#### Directions for this task
Write each line of the material exactly as given, from the top through the line that contains "from matplotlib.lines import Line2D", and omit all pictures.

─── Data segment

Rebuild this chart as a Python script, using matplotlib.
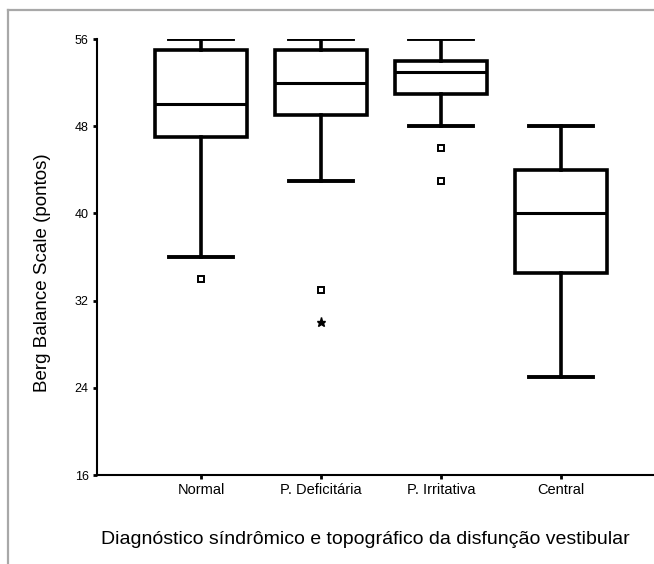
import matplotlib
matplotlib.use("Agg")
import matplotlib.pyplot as plt
from matplotlib.lines import Line2D

# Berg Balance Scale per diagnostic group
categories = ["Normal", "P. Deficitária", "P. Irritativa", "Central"]
whisker_low = [36, 43, 48, 25]
q1 = [47, 49, 51, 34.5]
medians = [50, 52, 53, 40]
q3 = [55, 55, 54, 44]
whisker_high = [56, 56, 56, 48]
outliers = [[34], [33], [46, 43], []]
extremes = [[], [30], [], []]
y_ticks = [16, 24, 32, 40, 48, 56]

plt.rcParams["font.family"] = ["Liberation Sans", "DejaVu Sans"]

fig = plt.figure(figsize=(6.54, 5.64), dpi=100)
ax = fig.add_axes([97 / 654, 1 - 475 / 564, 1 - 97 / 654, (475 - 39) / 564])

stats = []
for i, name in enumerate(categories):
    stats.append(dict(label=name, med=medians[i], q1=q1[i], q3=q3[i],
                      whislo=whisker_low[i], whishi=whisker_high[i],
                      fliers=outliers[i]))

positions = list(range(1, len(categories) + 1))
ax.bxp(stats, positions=positions, widths=0.77, patch_artist=True,
       showfliers=True,
       boxprops=dict(facecolor="white", edgecolor="black", linewidth=2.6),
       medianprops=dict(color="black", linewidth=2.2),
       whiskerprops=dict(color="black", linewidth=2.6),
       capprops=dict(color="black", linewidth=2.8),
       capwidths=0.54,
       flierprops=dict(marker="s", markersize=4.5, markerfacecolor="white",
                       markeredgecolor="black", markeredgewidth=1.4))

for pos, vals in zip(positions, extremes):
    for v in vals:
        ax.plot(pos, v, marker="*", markersize=6.5, color="black",
                linestyle="none")

ax.set_ylim(16, 56)
ax.set_xlim(0.133, 4.775)
ax.set_yticks(y_ticks)
ax.set_yticklabels([str(t) for t in y_ticks], fontsize=9)
ax.set_xticks(positions)
ax.set_xticklabels(categories, fontsize=10.5)
ax.tick_params(axis="both", length=3, width=2, direction="out", pad=3)

for side in ("top", "right"):
    ax.spines[side].set_visible(False)
for side in ("left", "bottom"):
    ax.spines[side].set_linewidth(1.5)

ax.set_ylabel("Berg Balance Scale (pontos)", fontsize=13.5)
ax.yaxis.label.set_va("center")
ax.yaxis.set_label_coords(-0.097, 0.463)

ax.set_xlabel("Diagnóstico síndrômico e topográfico da disfunção vestibular",
              fontsize=14)
ax.xaxis.label.set_va("center")
ax.xaxis.set_label_coords(0.481, -0.149)

# grey frame along the top and left edges
fig.add_artist(Line2D([8 / 654, 1], [1 - 10 / 564, 1 - 10 / 564],
                      transform=fig.transFigure, color="#a8a8a8", linewidth=1.6))
fig.add_artist(Line2D([8 / 654, 8 / 654], [0, 1 - 10 / 564],
                      transform=fig.transFigure, color="#a8a8a8", linewidth=1.6))

fig.savefig("out.png", dpi=100)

──────

#### Solution to this exercise
Rebuild this chart as a Python script, using matplotlib.
import matplotlib
matplotlib.use("Agg")
import matplotlib.pyplot as plt
from matplotlib.lines import Line2D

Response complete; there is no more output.